Venezuela, secondo mandato per Maduro: ma il caudillo è isolato

Il presidente venezuelano Nicolas Maduro ha giurato per un secondo mandato in una cerimonia disertata da gran parte della comunità internazionale. Per Usa e Brasile la nomina è "illegittima". Proteste nell'ambasciata venezuelana in Perù

Venezuela, secondo mandato per Maduro: ma il caudillo è isolato

Di rappresentanti della comunità internazionale, alla cerimonia di reinsediamento non c'era praticamente nessuno. Né l'Unione europea, né gran parte dei Paesi dell'America Latina. Nicolas Maduro, che ha giurato per un secondo mandato di sei anni "nel nome del popolo venezuelano" e "sulla mia vita", è un leader rinchiuso nel bunker. L'erede del "Comandante "Hugo Chavez, nel discorso post giuramento, ha promesso di difendere "l'indipendenza e l'integrità della patria" e di lavorare per la sua prosperità. Ma è sempre più isolato. Il popolo non è più con lui, idem il Parlamento finito nelle mani dell'opposizione. Tanto che Maduro ha ricevuto la fascia presidenziale da parte del presidente del Tribunale Supremo di Giustizia e non nell'Assemblea Nazionale, come vorrebbe la prassi.

Erano 100 le delegazioni invitate alla cerimonia. Poche quelle presenti.
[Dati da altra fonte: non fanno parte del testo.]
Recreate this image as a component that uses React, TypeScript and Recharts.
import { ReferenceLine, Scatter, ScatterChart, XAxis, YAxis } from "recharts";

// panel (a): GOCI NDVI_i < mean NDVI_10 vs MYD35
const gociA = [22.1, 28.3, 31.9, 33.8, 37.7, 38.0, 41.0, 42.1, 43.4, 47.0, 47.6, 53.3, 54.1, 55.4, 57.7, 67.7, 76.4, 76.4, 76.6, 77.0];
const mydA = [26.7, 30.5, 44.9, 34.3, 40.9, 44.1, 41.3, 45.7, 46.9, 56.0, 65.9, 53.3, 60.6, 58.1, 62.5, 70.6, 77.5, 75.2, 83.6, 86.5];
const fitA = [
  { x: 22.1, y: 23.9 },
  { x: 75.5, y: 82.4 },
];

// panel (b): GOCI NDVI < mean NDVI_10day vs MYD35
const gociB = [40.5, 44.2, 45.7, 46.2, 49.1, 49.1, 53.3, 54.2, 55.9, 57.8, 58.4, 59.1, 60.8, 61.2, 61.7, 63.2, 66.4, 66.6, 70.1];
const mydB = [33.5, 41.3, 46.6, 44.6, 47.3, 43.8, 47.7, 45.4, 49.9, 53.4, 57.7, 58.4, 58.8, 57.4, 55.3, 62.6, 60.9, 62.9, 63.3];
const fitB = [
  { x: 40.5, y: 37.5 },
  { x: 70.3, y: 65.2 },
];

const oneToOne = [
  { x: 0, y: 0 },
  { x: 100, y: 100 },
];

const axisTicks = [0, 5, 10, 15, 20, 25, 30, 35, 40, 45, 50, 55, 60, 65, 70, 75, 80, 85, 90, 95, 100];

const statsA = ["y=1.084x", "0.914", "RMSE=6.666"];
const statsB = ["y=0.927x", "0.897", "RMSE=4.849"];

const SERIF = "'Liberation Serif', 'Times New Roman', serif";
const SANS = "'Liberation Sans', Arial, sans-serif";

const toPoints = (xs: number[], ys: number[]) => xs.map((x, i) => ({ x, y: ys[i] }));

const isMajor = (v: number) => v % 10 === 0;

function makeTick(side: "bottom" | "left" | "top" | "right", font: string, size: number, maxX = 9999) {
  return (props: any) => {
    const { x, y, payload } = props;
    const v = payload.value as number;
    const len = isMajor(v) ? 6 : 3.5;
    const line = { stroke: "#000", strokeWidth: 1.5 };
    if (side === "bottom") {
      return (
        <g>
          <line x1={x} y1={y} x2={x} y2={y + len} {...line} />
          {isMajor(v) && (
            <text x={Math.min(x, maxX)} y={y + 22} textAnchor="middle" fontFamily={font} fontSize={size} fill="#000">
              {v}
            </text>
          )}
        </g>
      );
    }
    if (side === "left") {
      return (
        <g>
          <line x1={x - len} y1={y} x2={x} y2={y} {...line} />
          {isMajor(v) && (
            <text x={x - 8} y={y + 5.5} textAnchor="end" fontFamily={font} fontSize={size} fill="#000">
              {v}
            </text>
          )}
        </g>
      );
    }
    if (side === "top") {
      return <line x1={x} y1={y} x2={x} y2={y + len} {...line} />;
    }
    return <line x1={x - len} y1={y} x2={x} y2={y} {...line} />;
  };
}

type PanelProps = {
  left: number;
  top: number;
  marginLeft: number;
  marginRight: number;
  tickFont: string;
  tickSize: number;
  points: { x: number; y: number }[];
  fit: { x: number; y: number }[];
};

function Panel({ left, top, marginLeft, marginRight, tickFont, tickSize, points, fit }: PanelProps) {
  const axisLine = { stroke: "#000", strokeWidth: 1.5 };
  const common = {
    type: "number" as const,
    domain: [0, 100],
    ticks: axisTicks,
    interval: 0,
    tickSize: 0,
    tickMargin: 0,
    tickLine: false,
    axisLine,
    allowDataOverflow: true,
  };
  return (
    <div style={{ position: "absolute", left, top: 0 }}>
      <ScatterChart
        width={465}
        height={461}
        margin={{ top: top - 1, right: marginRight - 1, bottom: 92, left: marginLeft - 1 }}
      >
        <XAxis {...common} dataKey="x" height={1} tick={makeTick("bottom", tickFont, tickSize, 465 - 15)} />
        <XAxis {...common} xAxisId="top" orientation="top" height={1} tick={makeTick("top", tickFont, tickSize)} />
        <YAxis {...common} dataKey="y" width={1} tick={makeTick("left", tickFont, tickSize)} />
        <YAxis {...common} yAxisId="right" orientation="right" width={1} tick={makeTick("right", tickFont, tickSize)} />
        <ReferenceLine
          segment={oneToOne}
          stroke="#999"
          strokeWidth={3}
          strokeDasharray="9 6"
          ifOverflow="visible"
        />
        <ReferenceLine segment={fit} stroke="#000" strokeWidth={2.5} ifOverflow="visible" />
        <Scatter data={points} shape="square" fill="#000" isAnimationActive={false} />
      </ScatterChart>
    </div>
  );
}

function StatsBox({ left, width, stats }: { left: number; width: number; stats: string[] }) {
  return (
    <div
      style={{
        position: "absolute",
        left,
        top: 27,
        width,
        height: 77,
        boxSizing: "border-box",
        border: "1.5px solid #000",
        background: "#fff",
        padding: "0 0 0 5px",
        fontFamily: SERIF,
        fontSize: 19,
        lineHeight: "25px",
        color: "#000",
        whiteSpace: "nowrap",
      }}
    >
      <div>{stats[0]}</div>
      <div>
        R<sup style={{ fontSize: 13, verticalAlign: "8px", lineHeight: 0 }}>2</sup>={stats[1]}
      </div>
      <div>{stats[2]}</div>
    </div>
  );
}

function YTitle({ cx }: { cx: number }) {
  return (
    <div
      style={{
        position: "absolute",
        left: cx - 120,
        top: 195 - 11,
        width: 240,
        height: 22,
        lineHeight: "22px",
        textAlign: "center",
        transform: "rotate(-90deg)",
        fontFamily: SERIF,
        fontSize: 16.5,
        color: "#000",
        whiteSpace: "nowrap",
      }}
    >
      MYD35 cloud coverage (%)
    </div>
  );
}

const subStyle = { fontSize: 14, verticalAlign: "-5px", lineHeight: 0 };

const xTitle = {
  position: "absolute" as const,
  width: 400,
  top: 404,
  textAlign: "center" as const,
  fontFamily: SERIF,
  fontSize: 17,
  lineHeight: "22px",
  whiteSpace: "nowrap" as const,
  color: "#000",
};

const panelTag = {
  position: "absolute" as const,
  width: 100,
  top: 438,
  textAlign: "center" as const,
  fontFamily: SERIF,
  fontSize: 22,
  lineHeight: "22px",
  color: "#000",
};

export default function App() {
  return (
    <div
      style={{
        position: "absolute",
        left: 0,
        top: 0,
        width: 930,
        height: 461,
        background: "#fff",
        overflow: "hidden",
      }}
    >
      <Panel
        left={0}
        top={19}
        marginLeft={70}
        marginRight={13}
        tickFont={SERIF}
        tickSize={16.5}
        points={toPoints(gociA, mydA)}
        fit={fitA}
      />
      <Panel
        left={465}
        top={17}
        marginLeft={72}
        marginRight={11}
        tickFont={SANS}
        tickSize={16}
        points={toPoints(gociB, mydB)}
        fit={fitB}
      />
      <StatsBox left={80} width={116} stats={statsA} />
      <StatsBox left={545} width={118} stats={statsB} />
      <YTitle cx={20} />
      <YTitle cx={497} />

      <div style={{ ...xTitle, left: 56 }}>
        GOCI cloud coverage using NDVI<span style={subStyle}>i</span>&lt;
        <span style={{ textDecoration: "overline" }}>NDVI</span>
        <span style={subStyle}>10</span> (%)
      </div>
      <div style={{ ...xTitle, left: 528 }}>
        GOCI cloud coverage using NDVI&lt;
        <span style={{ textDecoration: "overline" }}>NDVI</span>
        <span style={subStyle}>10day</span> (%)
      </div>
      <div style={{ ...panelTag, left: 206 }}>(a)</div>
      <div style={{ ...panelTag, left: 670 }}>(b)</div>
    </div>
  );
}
C'erano i presidenti di Bolivia, Evo Morales; Nicaragua, Daniel Ortega; Cuba, Miguel Dìaz-Canel; El Salvador, Salvador Sànchez Cerèn; e dell'Ossezia del Sud (non riconosciuta dall'Onu), Anatoli Bibìlov. Per la Turchia, non il presidente Tayyip Erdogan bensì il suo vice Fuat Oktay. L'America Latina ha disertato quasi al completo. Già si sapeva, visto che qualche giorno prima del giuramenti i 13 Paesi riuniti nel Gruppo di Lima (Argentina, Brasile, Canada, Cile, Colombia, Costa Rica, Guatemala, Guyana, Honduras, Panama, Paraguay, Perù e Saint Lucia) avevano annunciato che non avrebbero riconosciuto la legittimità del nuovo mandato del presidente del Venezuela. Scontate le defezioni di Colombia - dopo che Maduro aveva accusato il presidente colombiano Ivan Duque di complottare con Trump per ucciderlo - Ecuador, che ha richiamato il proprio ambasciatore in Venezuela, e Perù, che ha vietato l'ingresso nel Paese a molti esponenti del governo Maduro.
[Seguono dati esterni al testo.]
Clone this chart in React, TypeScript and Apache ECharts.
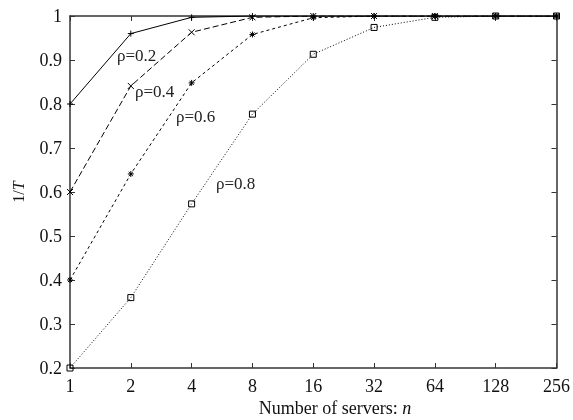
import React, { useEffect, useRef } from "react";
import * as echarts from "echarts";

const categories = ["1", "2", "4", "8", "16", "32", "64", "128", "256"];
const rho02 = [0.8, 0.96, 0.997, 1, 1, 1, 1, 1, 1];
const rho04 = [0.6, 0.841, 0.963, 0.997, 1, 1, 1, 1, 1];
const rho06 = [0.4, 0.641, 0.848, 0.958, 0.996, 1, 1, 1, 1];
const rho08 = [0.2, 0.36, 0.573, 0.777, 0.913, 0.974, 0.997, 1, 1];
const seriesNames = ["ρ=0.2", "ρ=0.4", "ρ=0.6", "ρ=0.8"];
const xTitle = "Number of servers: ";
const xTitleVar = "n";

const FONT = "'Liberation Serif', 'Times New Roman', serif";

export default function App() {
  const ref = useRef<HTMLDivElement>(null);
  useEffect(() => {
    if (!ref.current) return;
    const chart = echarts.init(ref.current, undefined, { renderer: "svg" });
    const plus = "path://M0,5L10,5M5,0L5,10";
    const cross = "path://M0,0L10,10M10,0L0,10";
    const star = "path://M0,5L10,5M5,0L5,10M1.5,1.5L8.5,8.5M8.5,1.5L1.5,8.5";
    const sq = "path://M0,0L10,0L10,10L0,10Z";
    const mk = (
      name: string,
      data: number[],
      type: any,
      symbol: string,
      size: number
    ) => ({
      name,
      type: "line",
      data,
      symbol,
      symbolSize: size,
      showSymbol: true,
      lineStyle: { color: "#000", width: 1, type },
      itemStyle: { color: "none", borderColor: "#000", borderWidth: 1 },
      emphasis: { disabled: true },
    });
    const axisLine = { lineStyle: { color: "#333", width: 1.5 } };
    chart.setOption({
      animation: false,
      grid: { left: 70, right: 11, top: 16, bottom: 52 },
      xAxis: [
        {
          type: "category",
          data: categories,
          boundaryGap: false,
          axisLine,
          axisTick: { inside: true, length: 5, lineStyle: { color: "#333" } },
          axisLabel: {
            color: "#111",
            fontFamily: FONT,
            fontSize: 18,
            margin: 9,
          },
        },
        {
          type: "category",
          data: categories,
          boundaryGap: false,
          position: "top",
          axisLine,
          axisTick: { inside: true, length: 5, lineStyle: { color: "#333" } },
          axisLabel: { show: false },
        },
      ],
      yAxis: [
        {
          type: "value",
          min: 0.2,
          max: 1,
          interval: 0.1,
          axisLine: { show: true, ...axisLine },
          axisTick: { show: true, inside: true, length: 5, lineStyle: { color: "#333" } },
          splitLine: { show: false },
          axisLabel: {
            color: "#111",
            fontFamily: FONT,
            fontSize: 18,
            margin: 8,
            formatter: (v: number) => String(+v.toFixed(1)),
          },
          name: "1/{i|T}",
          nameLocation: "middle",
          nameGap: 44,
          nameRotate: 90,
          nameTextStyle: {
            color: "#111",
            fontFamily: FONT,
            fontSize: 16,
            rich: { i: { fontStyle: "italic", fontFamily: FONT, fontSize: 16 } },
          },
        },
        {
          type: "value",
          min: 0.2,
          max: 1,
          interval: 0.1,
          position: "right",
          axisLine: { show: true, ...axisLine },
          axisTick: { show: true, inside: true, length: 5, lineStyle: { color: "#333" } },
          splitLine: { show: false },
          axisLabel: { show: false },
        },
      ],
      series: [
        mk(seriesNames[0], rho02, "solid", plus, 6),
        mk(seriesNames[1], rho04, [6, 3], cross, 6),
        mk(seriesNames[2], rho06, [3, 3], star, 6),
        mk(seriesNames[3], rho08, [1, 2], sq, 6),
      ],
      graphic: [
        { type: "text", left: 117, top: 47, style: { text: seriesNames[0], font: `17px ${FONT}`, fill: "#222" } },
        { type: "text", left: 135, top: 83, style: { text: seriesNames[1], font: `17px ${FONT}`, fill: "#222" } },
        { type: "text", left: 176, top: 108, style: { text: seriesNames[2], font: `17px ${FONT}`, fill: "#222" } },
        { type: "text", left: 216, top: 175, style: { text: seriesNames[3], font: `17px ${FONT}`, fill: "#222" } },
        {
          type: "text",
          x: 335,
          y: 408,
          style: {
            text: xTitle + "{i|" + xTitleVar + "}",
            font: `18px ${FONT}`,
            fill: "#111",
            align: "center",
            verticalAlign: "middle",
            rich: { i: { fontStyle: "italic", fontFamily: FONT, fontSize: 18, fill: "#111" } },
          },
        },
      ],
    });
    return () => chart.dispose();
  }, []);
  return (
    <div
      ref={ref}
      style={{ position: "fixed", left: 0, top: 0, width: 573, height: 420 }}
    />
  );
}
Proprio in Perù, nelle ore successive al giuramento del caudillo, una ventina di venezuelani hanno fatto irruzione dentro l'ambasciata venezuelana a Lima per protestare contro la rielezione di Maduro. La polizia locale è intervenuta con i lacrimogeni per sedare le proteste dei manifestanti anti-chavisti. "Maduro non è il nostro presidente, è un dittatore comunista ed è giusto che facciamo sentire la nostra voce", ha detto all'agenzia Afp Julieta Garcia, una cittadina venezuelana fuggita in Perù nove mesi fa. "È una vergogna vedere ancora al potere l'uomo che ha distrutto il nostro Paese e resta in piedi solo grazie al sostegno dei militari", ha aggiunto la donna davanti all'ambasciata venezuelana. Che, su Twitter, ha diffuso le immagini girate dalle telecamere di sorveglianza dove si vedono una ventina di persone fare irruzione negli uffici dell'ambasciata forzando la porta d'ingresso.

Noti i motivi dietro a queste proteste. Maduro, diventato per la prima volta presidente del Venezuela nel 2013 dopo la morte di Chavez, è stato confermato presidente dalle elezioni-farsa del 20 maggio 2018. A partire dal 2014, oltre 12.800 persone sono state arrestate nel Paese per le manifestazioni contro il governo, mentre la ong Human Rights Watch ha denunciato centinaia di casi di maltrattamenti ai danni di oppositori, compresi 31 casi di tortura.

Il Paese vive da tempo una gravissima recessione dovuta al crollo del prezzo del petrolio di cui è uno dei maggiori produttori al mondo. Nel 2017 si è arrivati a toccare un'inflazione del milione per cento. Il costo della vita è insostenibile, i beni alimentari scarseggiano e un abitante su tre è sottopeso. Già 3 milioni le persone fuggite all'estero.